Quanto poi al termine macroregioni, esso è utile, quanto al Sud, solo perché vale ad indicare l’ampiezza, la ricchezza e la complessità dei territori che nella parola Sud trovano il senso di una loro prima comunanza, tuttora operante nella loro vita. Ma non penso che essa debba far parte del nostro vocabolario, portando con sé, a differenza della parola popolo e popoli, una forte connotazione di carattere puramente naturalistico-territoriale.
5. L’UE come si comporterebbe di fronte ad una tale possibilità? In particolare accetterebbe il rientro tra i Paesi membri di una nuova nazione, già ex-regione?
Se l’Unione Europea fosse una unione di popoli non avrebbe difficoltà a riconoscere che tanto la Catalogna quanto il Sud hanno alle spalle una lunga storia di soggettività politica di carattere statuale; e comunque, per quanto riguarda il Sud, una sua notevole omogeneità di condizioni sociali, di cultura, di condizioni politiche – nel caso del Sud come area dipendente. E, quel che più conta, una diffusa coscienza di tutto ciò, che consente ad ognuno di noi di dire “io sono meridionale”, sapendo esattamente cosa vuole dire, e ad un milanese “tu sei un terrone”, sapendo esattamente anche lui cosa vuol dire e quale distanza, in termini di superiorità, intende con ciò definitivamente porre tra noi e loro.
Ma l’UE non è una unione di popoli,come prometteva di essere ( di quante menzogne si serve il dominio per legittimare, agli occhi di quelli che saranno poi i suoi schiavi, la sua natura di dominio!); ma è una combinazione politica a guida verticistica, la cui natura colonialista ( o comunque della stessa qualità di quella che ha guidato nelle sue intraprese il Piemonte prima e, in continuazione, lo Stato Unitario dopo) si è rivelata a pieno, da ultimo, con il trattamento riservato alle popolazioni greche, in esso compreso il sequestro dei migliori gioielli produttivi di quelle popolazioni, (gli aeroporti) effettuato il giorno dopo la loro capitolazione. Esattamente come fa lo strozzino con le sue vittime: stringerle progressivamente nella morsa dei debiti.

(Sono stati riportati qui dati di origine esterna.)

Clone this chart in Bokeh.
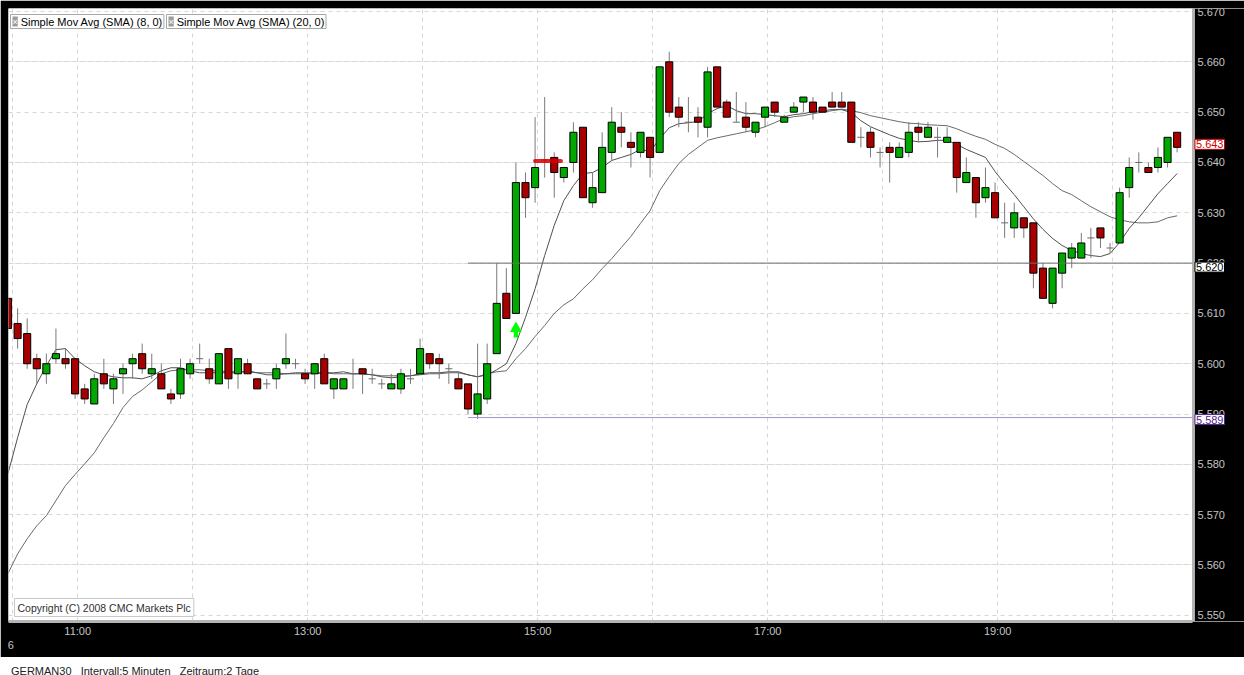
import numpy as np
from bokeh.plotting import figure
from bokeh.models import (ColumnDataSource, FixedTicker, CustomJSTickFormatter, Label,
                          Range1d, Div, Grid, BoxAnnotation)
from bokeh.layouts import column
from bokeh.embed import file_html
from bokeh.resources import INLINE

# ---------------- data (GERMAN30, 5-minute candles) ----------------
open_ = [5613, 5608, 5606, 5601, 5598, 5601, 5601, 5601, 5595, 5592,
         5598, 5595, 5598, 5600, 5602, 5598, 5598, 5594, 5594, 5598,
         5601, 5599, 5596, 5603, 5598, 5600, 5597, 5596, 5597, 5600,
         5600, 5598, 5598, 5601, 5595, 5595, 5598, 5599, 5597, 5596,
         5595, 5595, 5597, 5598, 5602, 5601, 5599, 5597, 5596, 5590,
         5593, 5602, 5614, 5610, 5636, 5635, 5640.5, 5641, 5637, 5640,
         5647, 5632, 5634, 5642, 5647, 5644, 5642, 5645, 5642, 5660,
         5651, 5648, 5649, 5647, 5659, 5652, 5648, 5649, 5646, 5649,
         5652, 5648, 5650, 5652, 5652, 5651, 5652, 5652, 5652, 5645,
         5646, 5642, 5643, 5641, 5642, 5647, 5645, 5645, 5644, 5644,
         5636, 5637, 5633, 5634, 5628, 5627, 5629, 5628, 5619, 5612,
         5618, 5621, 5621, 5625, 5627, 5623, 5624, 5635, 5640, 5639,
         5639, 5640, 5646]
high = [5613, 5611, 5609, 5602, 5602, 5607, 5603, 5601, 5596, 5598,
        5601, 5598, 5600, 5602, 5604, 5602, 5600, 5595, 5601, 5601,
        5604, 5601, 5602, 5603, 5601, 5601, 5597, 5597, 5600, 5606,
        5601, 5599, 5600, 5602, 5597, 5597, 5601, 5599, 5599, 5597,
        5598, 5599, 5599, 5605, 5602, 5602, 5600, 5598.5, 5596, 5604,
        5604, 5620, 5619, 5640, 5638, 5649, 5653, 5642, 5639, 5648,
        5647, 5638, 5646, 5651, 5650, 5646, 5646, 5645, 5659, 5662,
        5653, 5653, 5651, 5659, 5659, 5652.5, 5654, 5652, 5648, 5651,
        5652, 5649.5, 5652, 5653, 5653, 5651, 5654, 5654, 5652, 5647,
        5647, 5643, 5644, 5644, 5648, 5648, 5648, 5647, 5647, 5644,
        5641, 5637, 5639, 5636, 5632, 5632, 5629, 5628, 5620, 5619,
        5622, 5624, 5626, 5627, 5627, 5624, 5635, 5641, 5642, 5640,
        5643, 5645, 5646]
low = [5607, 5603, 5599, 5596, 5596, 5600, 5599, 5593, 5592, 5592,
       5595, 5592, 5594, 5597, 5598, 5597, 5595, 5592, 5593, 5597,
       5600, 5596, 5596, 5595, 5595, 5598, 5595, 5595, 5595, 5599,
       5599, 5596, 5595, 5596, 5593, 5595, 5595, 5594, 5596, 5595,
       5595, 5594, 5596, 5598, 5599, 5597, 5596, 5595, 5590, 5589,
       5592, 5602, 5609, 5610, 5629, 5632, 5637, 5633, 5636, 5638,
       5633, 5631, 5634, 5640.5, 5643, 5639, 5641, 5637, 5642, 5649,
       5647, 5646, 5645, 5645, 5651, 5649, 5648, 5646, 5645, 5647,
       5649, 5648, 5650, 5650, 5648.5, 5650, 5651, 5651, 5644, 5643,
       5641, 5639, 5636, 5641, 5641, 5644, 5645, 5641, 5644, 5634,
       5636, 5629, 5632, 5629, 5625, 5625, 5625, 5615, 5613, 5611,
       5615, 5619, 5621, 5621, 5623, 5622, 5624, 5633, 5638, 5638,
       5638, 5639, 5642]
close = [5607, 5605, 5600, 5599, 5600, 5602, 5600, 5594, 5593, 5597,
         5596, 5597, 5599, 5601, 5599, 5599, 5595, 5593, 5599, 5600,
         5601, 5597, 5602, 5597, 5601, 5598, 5595, 5596, 5599, 5601,
         5600, 5597, 5600, 5596, 5597, 5597, 5598, 5598, 5597, 5596,
         5596, 5598, 5597, 5603, 5600, 5600, 5599, 5595, 5591, 5594,
         5600, 5612, 5609, 5636, 5633, 5639, 5640.5, 5638, 5639, 5646,
         5633, 5635, 5643, 5648, 5646, 5643, 5646, 5641, 5659, 5650,
         5649, 5648, 5648, 5658, 5651, 5649, 5648, 5647, 5648, 5651,
         5650, 5649, 5651, 5653, 5650, 5650, 5651, 5651, 5644, 5645,
         5643, 5642, 5642, 5643, 5646, 5646, 5647, 5645, 5645, 5637,
         5638, 5632, 5635, 5629, 5628, 5630, 5627, 5618, 5613, 5619,
         5622, 5623, 5624, 5625, 5625, 5623, 5634, 5639, 5640, 5638,
         5641, 5645, 5643]

sma8 = [5578.2, 5585.3, 5591.9, 5596.0, 5599.6, 5602.8, 5603.0, 5601.0, 5599.6, 5598.4,
        5597.8, 5597.4, 5597.2, 5597.2, 5597.0, 5597.6, 5598.6, 5599.2, 5599.2, 5598.6,
        5598.2, 5598.2, 5598.2, 5598.2, 5598.2, 5598.6, 5598.2, 5597.8, 5597.8, 5598.0,
        5598.2, 5598.2, 5598.2, 5598.2, 5598.2, 5598.4, 5598.0, 5598.0, 5597.8, 5597.4,
        5597.2, 5597.4, 5597.6, 5598.0, 5598.2, 5598.2, 5598.4, 5598.4, 5597.8, 5597.4,
        5597.8, 5598.8, 5600.0, 5604.0, 5609.2, 5614.9, 5621.5, 5627.5, 5632.4, 5635.4,
        5637.8, 5638.0, 5639.0, 5640.4, 5641.0, 5641.6, 5642.6, 5642.2, 5644.7, 5646.9,
        5647.7, 5647.9, 5648.1, 5649.7, 5650.7, 5651.3, 5650.3, 5649.7, 5649.7, 5649.5,
        5649.3, 5649.1, 5649.5, 5649.7, 5650.1, 5650.3, 5650.5, 5650.5, 5649.9, 5648.3,
        5647.1, 5646.3, 5645.5, 5644.8, 5644.4, 5644.1, 5644.2, 5644.4, 5644.4, 5643.6,
        5642.6, 5641.8, 5641.0, 5638.2, 5635.8, 5633.6, 5631.2, 5628.8, 5626.7, 5624.9,
        5623.5, 5622.5, 5621.9, 5621.5, 5621.3, 5621.9, 5624.1, 5626.9, 5629.0, 5631.4,
        5633.8, 5635.8, 5637.8]
sma20 = [5558.3, 5562.2, 5565.2, 5567.8, 5569.8, 5572.8, 5575.8, 5578.0, 5580.1, 5582.3,
         5585.3, 5588.1, 5591.3, 5593.5, 5594.8, 5596.4, 5598.0, 5598.6, 5598.8, 5598.8,
         5598.8, 5598.6, 5598.6, 5598.4, 5598.4, 5598.4, 5598.2, 5598.2, 5598.2, 5598.0,
         5598.0, 5598.0, 5598.0, 5598.2, 5598.0, 5598.0, 5598.0, 5598.0, 5597.8, 5597.6,
         5597.6, 5597.6, 5597.6, 5597.8, 5598.0, 5598.0, 5598.2, 5598.2, 5597.8, 5597.4,
         5598.0, 5598.4, 5598.6, 5601.0, 5603.0, 5605.4, 5607.6, 5610.0, 5611.7, 5612.9,
         5614.9, 5616.7, 5618.9, 5620.9, 5623.1, 5625.3, 5627.9, 5630.4, 5634.4, 5637.2,
         5639.8, 5641.6, 5643.0, 5644.4, 5644.9, 5645.3, 5645.7, 5646.1, 5646.5, 5647.1,
         5647.9, 5648.7, 5649.1, 5649.3, 5649.7, 5650.0, 5650.3, 5650.6, 5650.3, 5649.9,
         5649.3, 5648.9, 5648.5, 5648.1, 5647.8, 5647.7, 5647.5, 5647.4, 5647.3, 5646.7,
         5645.9, 5645.2, 5644.6, 5643.6, 5642.8, 5641.6, 5640.2, 5638.8, 5637.4, 5635.8,
         5634.4, 5633.6, 5632.4, 5631.2, 5630.2, 5629.2, 5628.6, 5628.2, 5628.0, 5628.0,
         5628.2, 5629.0, 5629.4]

price_ticks = [5550, 5560, 5570, 5580, 5590, 5600, 5610, 5620, 5630, 5640, 5650, 5660, 5670]
price_tick_labels = ["5.550", "5.560", "5.570", "5.580", "5.590", "5.600", "5.610",
                     "5.620", "5.630", "5.640", "5.650", "5.660", "5.670"]
time_labels = ["11:00", "13:00", "15:00", "17:00", "19:00", "\n6"]
time_positions = [7.27, 31.27, 55.27, 79.27, 103.27, 0.3]
grid_positions = [0.47, 7.27, 19.27, 31.27, 43.27, 55.27, 67.27, 79.27, 91.27, 103.27, 115.27]

last_price = 5643
resistance = 5620
support = 5589.3
levels_from = 48          # candle index where the drawn levels start
marker_from, marker_to, marker_price = 55.0, 57.7, 5640.3
signal_idx, signal_low, signal_high = 53, 5605.2, 5608.0

# ---------------- derived ----------------
n = len(close)
idx = np.arange(n, dtype=float)
o = np.array(open_, float); c = np.array(close, float)
h = np.array(high, float); l = np.array(low, float)
doji = o == c
body = ~doji
UP, DN = "#00a800", "#a80000"

X0, EDGE, X1 = 0.05, 123.6, 129.03      # plot area ends at EDGE, price scale beyond
Y0, Y1 = 5548.77, 5670.6
FONT = "Liberation Sans"

p = figure(width=1244, height=657, x_range=Range1d(X0, X1), y_range=Range1d(Y0, Y1),
           y_axis_location=None, toolbar_location=None, output_backend="svg",
           min_border_left=8, min_border_top=8, min_border_right=0, min_border_bottom=36,
           background_fill_color="white", border_fill_color="black",
           outline_line_color=None)

# time axis
xa = p.xaxis[0]
xa.bounds = (X0, EDGE)
xa.ticker = FixedTicker(ticks=time_positions)
xa.formatter = CustomJSTickFormatter(args=dict(pos=time_positions, labels=time_labels), code="""
let b = 0;
for (let k = 0; k < pos.length; k++) { if (Math.abs(pos[k]-tick) < Math.abs(pos[b]-tick)) b = k; }
return labels[b];""")
xa.major_tick_line_color = None
xa.minor_tick_line_color = None
xa.major_tick_out = 0
xa.major_tick_in = 0
xa.minor_tick_out = 0
xa.axis_line_color = "#b4b4b4"
xa.axis_line_width = 3
xa.major_label_text_color = "#c4c4c4"
xa.major_label_text_font_size = "11px"
xa.major_label_text_font = FONT
xa.major_label_standoff = 3

# grids
p.xgrid.ticker = FixedTicker(ticks=grid_positions)
ygrid = Grid(dimension=1, ticker=FixedTicker(ticks=price_ticks))
p.add_layout(ygrid)
for g in (p.xgrid[0], ygrid):
    g.grid_line_color = "#d6d6d6"
    g.grid_line_dash = "4 4"
    g.grid_line_width = 1

# price scale panel on the right (black), with its separator bar
p.add_layout(BoxAnnotation(left=EDGE, fill_color="black", fill_alpha=1.0,
                           line_color=None, level="underlay"))
p.add_layout(BoxAnnotation(left=EDGE - 0.05, right=EDGE + 0.26, fill_color="#b4b4b4",
                           fill_alpha=1.0, line_color=None, level="underlay"))

# moving averages
p.line(idx, sma20, line_color="#6a6a6a", line_width=1)
p.line(idx, sma8, line_color="#505050", line_width=1)

# candles
p.segment(idx, l, idx, h, line_color="#7a7a7a", line_width=1)
p.segment(idx[doji] - 0.37, o[doji], idx[doji] + 0.37, o[doji], line_color="#6a6a6a", line_width=1)
src = ColumnDataSource(dict(
    left=idx[body] - 0.37, right=idx[body] + 0.37,
    top=np.maximum(o, c)[body], bottom=np.minimum(o, c)[body],
    color=np.where(c > o, UP, DN)[body]))
p.quad(left="left", right="right", top="top", bottom="bottom", source=src,
       fill_color="color", line_color="black", line_width=1)

# horizontal levels
p.segment([levels_from], [resistance], [EDGE], [resistance], line_color="#707070", line_width=1)
p.segment([levels_from], [support], [EDGE], [support], line_color="#a394cc", line_width=1)

# red drawn marker
p.segment([marker_from], [marker_price], [marker_to], [marker_price], line_color="#d40000",
          line_width=4, line_alpha=0.85, line_cap="round")

# buy signal arrow
p.vbar(x=[signal_idx], bottom=[signal_low], top=[signal_low + 1.6], width=0.45,
       fill_color="#00ff00", line_color=None)
p.scatter(x=[signal_idx], y=[signal_high - 1.0], marker="triangle", size=12,
          fill_color="#00ff00", line_color=None)

# price scale labels
p.text(x=[EDGE] * len(price_ticks), y=price_ticks, text=price_tick_labels, x_offset=5,
       text_color="#c4c4c4", text_font_size="11px", text_font={"value": FONT},
       text_baseline="middle", text_align="left")

# price boxes on the scale
for val, txt, col, yoff in [(last_price, "5.643", "#cc0000", 3),
                            (resistance, "5.620", "#000000", -4),
                            (support, "5.589", "#50288c", -2)]:
    p.add_layout(Label(x=EDGE, y=val, x_offset=2.5, y_offset=yoff,
                       text=txt, text_color=col, text_font_size="11px", text_font=FONT,
                       text_baseline="middle", text_align="left",
                       background_fill_color="white", border_line_color=col, padding=1))

# indicator legend boxes
for xs, txt in [(2, "\u00a0\u00a0\u00a0Simple Mov Avg (SMA) (8, 0)"),
                (158, "\u00a0\u00a0\u00a0Simple Mov Avg (SMA) (20, 0)")]:
    p.add_layout(Label(x=xs, y=607, x_units="screen", y_units="screen", text=txt,
                       text_font_size="11px", text_font=FONT, text_color="#000000",
                       text_baseline="top", text_align="left",
                       background_fill_color="white", border_line_color="#a8a8a8", padding=1))
    p.add_layout(Label(x=xs + 2, y=605, x_units="screen", y_units="screen", text="\u00d7",
                       text_font_size="9px", text_font=FONT, text_color="white",
                       text_baseline="top", text_align="left",
                       background_fill_color="#9c9c9c", padding=0))

# copyright box
p.add_layout(Label(x=6, y=5, x_units="screen", y_units="screen",
                   text="Copyright (C) 2008 CMC Markets Plc", text_font_size="10.5px",
                   text_font=FONT, text_color="#303030", text_baseline="bottom",
                   background_fill_color="white", border_line_color="#c8c8c8", padding=3))

info = Div(text="GERMAN30&nbsp;&nbsp;&nbsp;Intervall:5 Minuten&nbsp;&nbsp;&nbsp;Zeitraum:2 Tage",
           width=1244, height=18,
           styles={"font-family": "Liberation Sans, Arial", "font-size": "11px",
                   "color": "#222222", "overflow": "hidden", "line-height": "18px",
                   "padding-left": "6px", "background-color": "white"})

layout = column(p, info, spacing=0)
open("out.html", "w").write(file_html(layout, INLINE))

Questo non significa che il Sud non debba organizzarsi per difendere dalle distrazioni i fondi che la UE eroga per le aree sottosviluppate. Per difenderli e più ancora per utilizzarli a pieno e nel modo migliore. Anche questa è un tipo di azione che, se ben diretta, può rientrare a pieno, in quel processo di risanamento a cui ho accennato prima, volto a contrastare il processo di dissanguamento in atto: e, insieme con esso, a far crescere il processo di aggregazione che , per quanto molecolare e disperso, è pur sempre anch’ esso in atto – sia pure in modo sotterraneo, disperso e inconsapevole della sua portata- finché un popolo ha ancora respiro e un minimo di coscienza di sé.
Anche se quei fondi provengono da una struttura come la UE, e vengono erogati con altro intento, essi costituiscono comunque una possibilità nel processo di ricostruzione, che una buona volta dobbiamo pur avviare, come unica via, può che portare alla nostra liberazione.
In fondo si tratta solo di restituzione di una piccolissima parte di quello che ci è stato e ci viene tolto.